I recently bought a very nice “pre-owned” car (got it for a song), during which time the female owner sheepishly admitted to having been less than diligent about her oil changes. The price was so amazing that I got the car anyway. Her last oil change? 20,000 miles ago! (Odometer reading 63,000)
Scanning the auto section at WalMart recently, I noticed cans of engine cleaner that you can use just before an oil change. The idea is that the cleaner will loosen deposits and leave you with a squeaky clean engine, more or less.
Isn’t dislodging engine gunk and grime a Very Bad Idea?
Please clue me in. (Facts are welcome.)
Hard to say. What’s it called?
It’s probably a thinning and wetting agent, you put it in, run for a few miles, then change the oil and the oil filter. Might be worth a try.
If the car’s run that long without a change, I’d consider doing the next change, and another filter change as well, early.
Some additives are kerosene, which is traditionally used to clean engine parts, and kerosene is used clean boat motors after getting submerged and other uses.
It’s debatable - of course. I’d change the oil, which gets new oil and new detergents in right away, and I’d probably go only 1500 miles on the new oil and get back to my 5k oil changes (or whatever depending on use/insturction manual)
What kind of car is it? Make, model & year.
Is the engine a bit old? Like, 10 years or more?
If you dont have any oil leaks now, you will after you use the motor oil flush.
The “crud”, carbon deposits and varnishes, often plug up gaps in mating surfaces, like seals and gaskets.
If its a newer engine, like 5 years or less, you’re probably safe.
It’s risky. It’s not a standard repair procedure, and for good reason. If it loosens deposits, and some of those deposits get stuck in a critical oil passage, it could cause some major engine damage in short order.

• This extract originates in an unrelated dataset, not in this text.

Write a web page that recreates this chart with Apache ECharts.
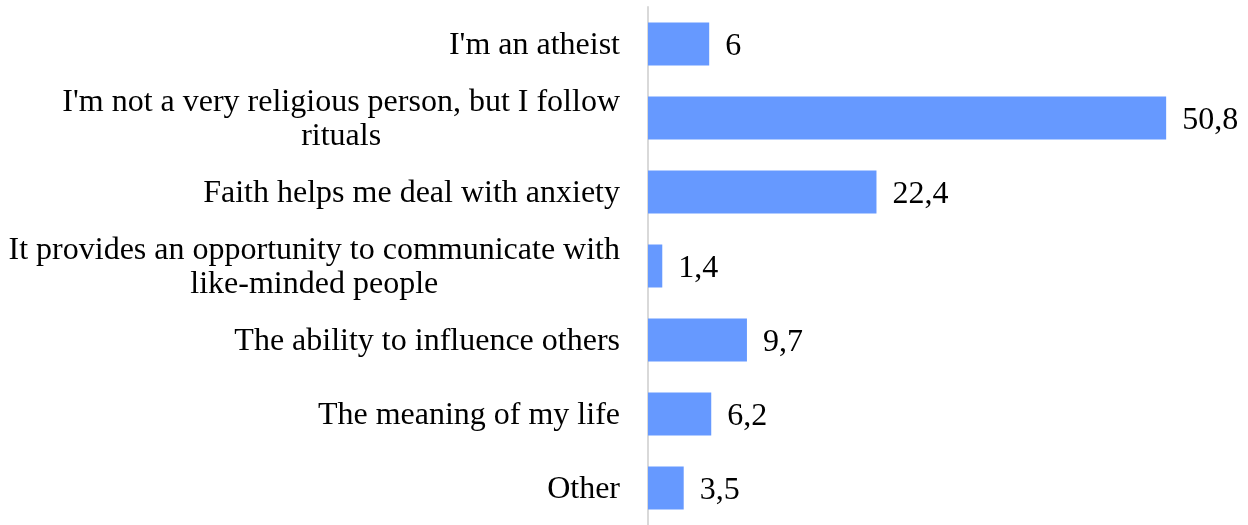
<!DOCTYPE html>
<html>
<head>
<meta charset="utf-8">
<script src="https://cdn.jsdelivr.net/npm/echarts@6/dist/echarts.min.js"></script>
<style>
  html, body { margin: 0; padding: 0; background: #fff; }
  #chart { width: 1248px; height: 525px; }
</style>
</head>
<body>
<div id="chart"></div>
<script>
var categories = [
  "I'm an atheist",
  "I'm not a very religious person, but I follow\nrituals",
  "Faith helps me deal with anxiety",
  "It provides an opportunity to communicate with\nlike-minded people",
  "The ability to influence others",
  "The meaning of my life",
  "Other"
];
var values = [6, 50.8, 22.4, 1.4, 9.7, 6.2, 3.5];

// ось как в оригинале: без подписей, только линия слева
var chart = echarts.init(document.getElementById('chart'));

function commaNum(v) {
  return String(v).replace('.', ',');
}

var option = {
  animation: false,
  textStyle: { fontFamily: 'Liberation Serif' },
  grid: { left: 648, top: 7, width: 561, height: 519 },
  xAxis: {
    type: 'value',
    min: 0,
    max: 55,
    show: false
  },
  yAxis: {
    type: 'category',
    inverse: true,
    data: categories,
    axisLine: { show: true, lineStyle: { color: '#d9d9d9', width: 2 } },
    axisTick: { show: false },
    axisLabel: {
      margin: 28,
      color: '#000',
      fontSize: 32,
      fontFamily: 'Liberation Serif',
      lineHeight: 34,
      padding: [4, 0, 0, 0],
      formatter: function (val) {
        return val.split('\n').map(function (s) { return '{c|' + s + '}'; }).join('\n');
      },
      rich: {
        c: {
          align: 'center',
          color: '#000',
          fontSize: 32,
          fontFamily: 'Liberation Serif',
          lineHeight: 34
        }
      }
    }
  },
  series: [{
    type: 'bar',
    data: values,
    barWidth: 43,
    itemStyle: { color: '#6699ff' },
    label: {
      show: true,
      position: 'right',
      distance: 16,
      offset: [0, 3],
      color: '#000',
      fontSize: 32,
      fontFamily: 'Liberation Serif',
      formatter: function (p) { return commaNum(p.value); }
    }
  }]
};

chart.setOption(option);
</script>
</body>
</html>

The lack of proper maintenance has surely shortened the engine’s life, and it’s not impossible that it could suffer a major failure soon anyway. Still, I think it’s questionable that this product would make it better. If it were mine, I wouldn’t take the chance of making it worse.

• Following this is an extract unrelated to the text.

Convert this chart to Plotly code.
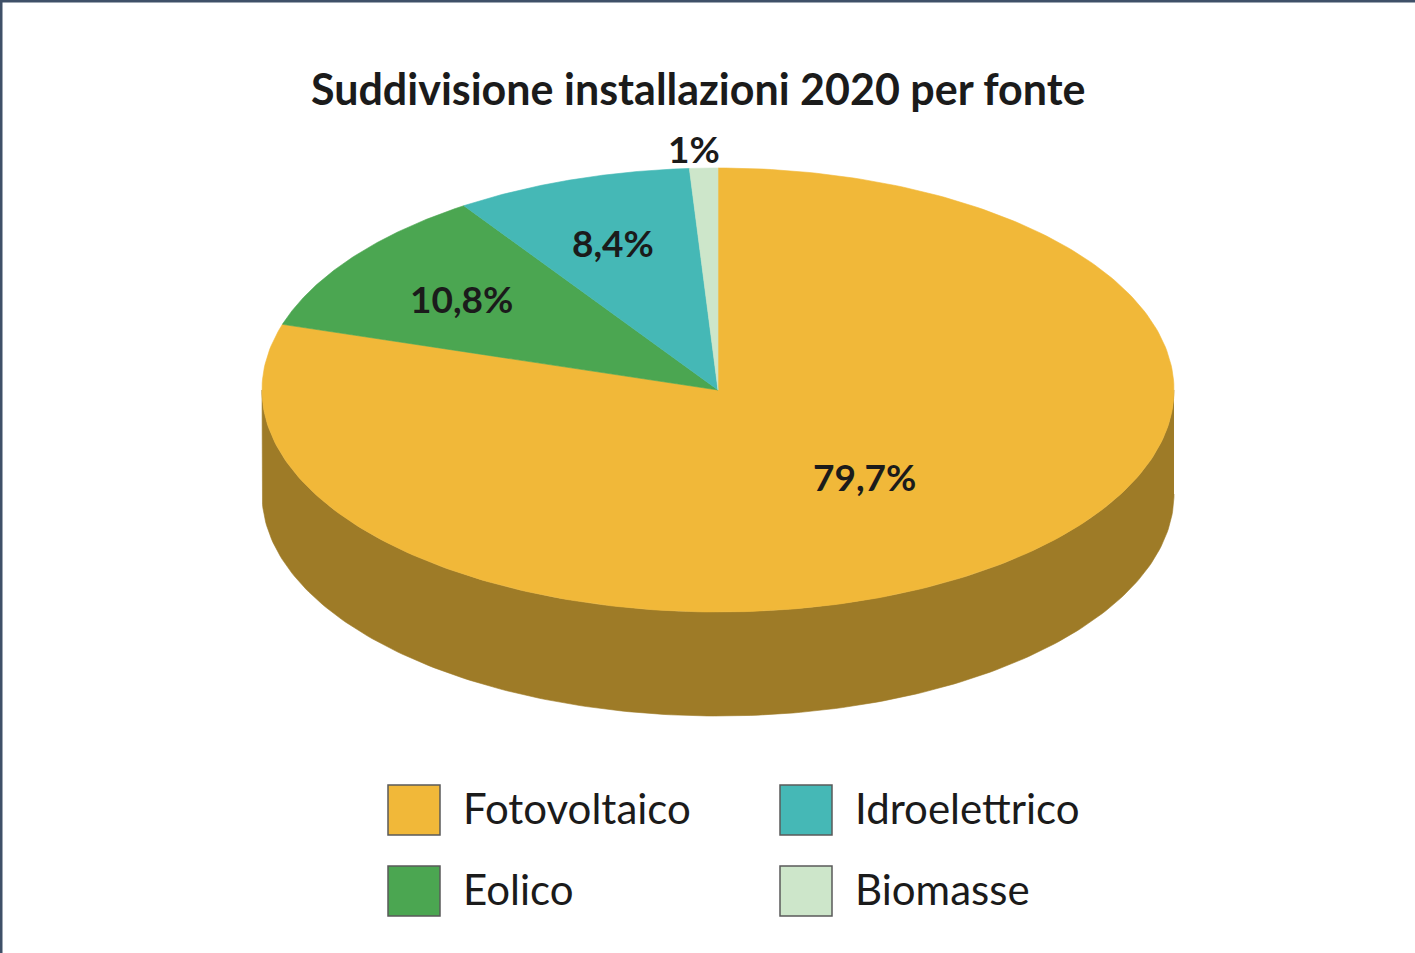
import numpy as np
import plotly.graph_objects as go

# --- data -------------------------------------------------------------
sources = ["Fotovoltaico", "Eolico", "Idroelettrico", "Biomasse"]
shares = [79.7, 10.8, 8.4, 1.0]
share_labels = ["79,7%", "10,8%", "8,4%", "1%"]
title_text = "Suddivisione installazioni 2020 per fonte"

# --- style ------------------------------------------------------------
top_colors = ["#F1B839", "#4BA651", "#45B8B6", "#CDE6CA"]
side_colors = ["#9E7B27", "#2F6E33", "#2D7A78", "#8FA78C"]
label_radius = [0.52, 0.69, 0.70, 1.08]
label_dx = [6, -4, -2, -9]
label_dy = [-6, 0, 0, -2]

W, H = 1415, 953
CX, CY = 718, 390          # centre of the top face
RX, RY = 456, 222          # ellipse radii of the top face
DEPTH = 104                # thickness of the disc
FONT = "Lato"

fig = go.Figure()


def rim(theta_deg, dy=0.0):
    t = np.radians(theta_deg)
    return CX + RX * np.sin(t), CY - RY * np.cos(t) + dy


total = sum(shares)
bounds = np.concatenate([[0.0], np.cumsum(shares) / total * 360.0])

# visible side walls (front half of the disc: 90..270 degrees)
for i in range(len(shares)):
    a, b = max(bounds[i], 90.0), min(bounds[i + 1], 270.0)
    if b <= a:
        continue
    th = np.linspace(a, b, 200)
    xt, yt = rim(th)
    xb, yb = rim(th[::-1], DEPTH)
    fig.add_trace(go.Scatter(
        x=np.concatenate([xt, xb]), y=np.concatenate([yt, yb]),
        fill="toself", fillcolor=side_colors[i], mode="lines",
        line=dict(width=0.6, color=side_colors[i]),
        hoverinfo="skip", showlegend=False))

# top faces
for i in range(len(shares)):
    th = np.linspace(bounds[i], bounds[i + 1], 300)
    xs, ys = rim(th)
    fig.add_trace(go.Scatter(
        x=np.concatenate([[CX], xs, [CX]]), y=np.concatenate([[CY], ys, [CY]]),
        fill="toself", fillcolor=top_colors[i], mode="lines",
        line=dict(width=0.6, color=top_colors[i]),
        hoverinfo="skip", showlegend=False))

# percentage labels
for i in range(len(shares)):
    mid = np.radians((bounds[i] + bounds[i + 1]) / 2)
    r = label_radius[i]
    fig.add_annotation(
        x=CX + RX * r * np.sin(mid) + label_dx[i],
        y=CY - RY * r * np.cos(mid) + label_dy[i],
        text=f"<b>{share_labels[i]}</b>", showarrow=False,
        font=dict(family=FONT, size=37, color="#1b1b1b"))

# legend: two columns, two rows (filled column by column)
col_x = [388, 780]
row_y = [785, 866]
BOX_W, BOX_H = 52, 50
legend_slots = [(0, 0), (0, 1), (1, 0), (1, 1)]
for i, name in enumerate(sources):
    c, r = legend_slots[i]
    x0, y0 = col_x[c], row_y[r]
    fig.add_shape(type="rect", x0=x0, x1=x0 + BOX_W, y0=y0, y1=y0 + BOX_H,
                  xref="x", yref="y", fillcolor=top_colors[i],
                  line=dict(color="#5a5a5a", width=1.5))
    fig.add_annotation(x=x0 + BOX_W + 21, y=y0 + BOX_H / 2 - 2, text=name,
                       xanchor="left", showarrow=False,
                       font=dict(family=FONT, size=42, color="#1b1b1b"))

# title
fig.add_annotation(x=698, y=88, text=f"<b>{title_text}</b>", showarrow=False,
                   font=dict(family=FONT, size=43, color="#1b1b1b"))

# frame lines along the top and left edges
fig.add_shape(type="rect", x0=0, x1=W, y0=0, y1=2.5, xref="x", yref="y",
              fillcolor="#3F5068", line=dict(width=0))
fig.add_shape(type="rect", x0=0, x1=2.5, y0=0, y1=H, xref="x", yref="y",
              fillcolor="#3F5068", line=dict(width=0))

fig.update_layout(
    width=W, height=H, margin=dict(l=0, r=0, t=0, b=0),
    paper_bgcolor="white", plot_bgcolor="white", showlegend=False,
    xaxis=dict(range=[0, W], visible=False, fixedrange=True),
    yaxis=dict(range=[H, 0], visible=False, fixedrange=True),
)

fig.write_html("out.html")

1992 Corvette. Waaay under blue book. It sat in a garage for several years, unused, then she finally drove it some just because. Belonged to her late husband. Sad memories.
Well, you might need to put the money you saved into some serious work
The engine flush stuff will probabaly cause some leakage depending on the seals conditions. Is there any leaks now? Can you get under the vehicle? Do you know if any major repairs were done?
I’d probably do what Philster said, do 2 oil changes within 2K miles and check the condition of the oil. Also, log and/or check your oil continuously for the next several weeks.
Can you get to the spark plugs? Pulling one and checking it out might tell you some things.
In my experience, these engine flush products do more harm than good…many of them are just kerosene, with some other solvents mixed in. As far as the crud…most modern oils do not make sludge like the old-time non-detergent oil. I would follow the earlier advice, and get several oil changes within the next 5000 miles. Watch your engine temp gauge3 like a hawk! If the car shows any signs of overheating, get it to a mechanic right away-you may have a blocked oil passage. You might also pay a mechanic to drop the oil pan (not an easy job on a 1992 Corvette-I believe that a crossmember must be removed), and clean the sump out (and change the oil screen.)
Most likely, you will be OK-and don’t ever use a product called “B@rd@ahl”-it can indeep cause you problems.
You know, there’s actually a chance that no harm at all was done by not changing the oil.
Particularly with synthetic, the oil could have survived 20,000 miles without breaking down substantially. At that point your real problem would be possible contamination of the oil.
If you’re so inclined, you might want to find a company that does oil analysis and send a sample of the oil in your 'Vette off to them. If they say the oil is not contaminated beyond tolerance and has not broken down chemically, that could allow you breathe a little easier.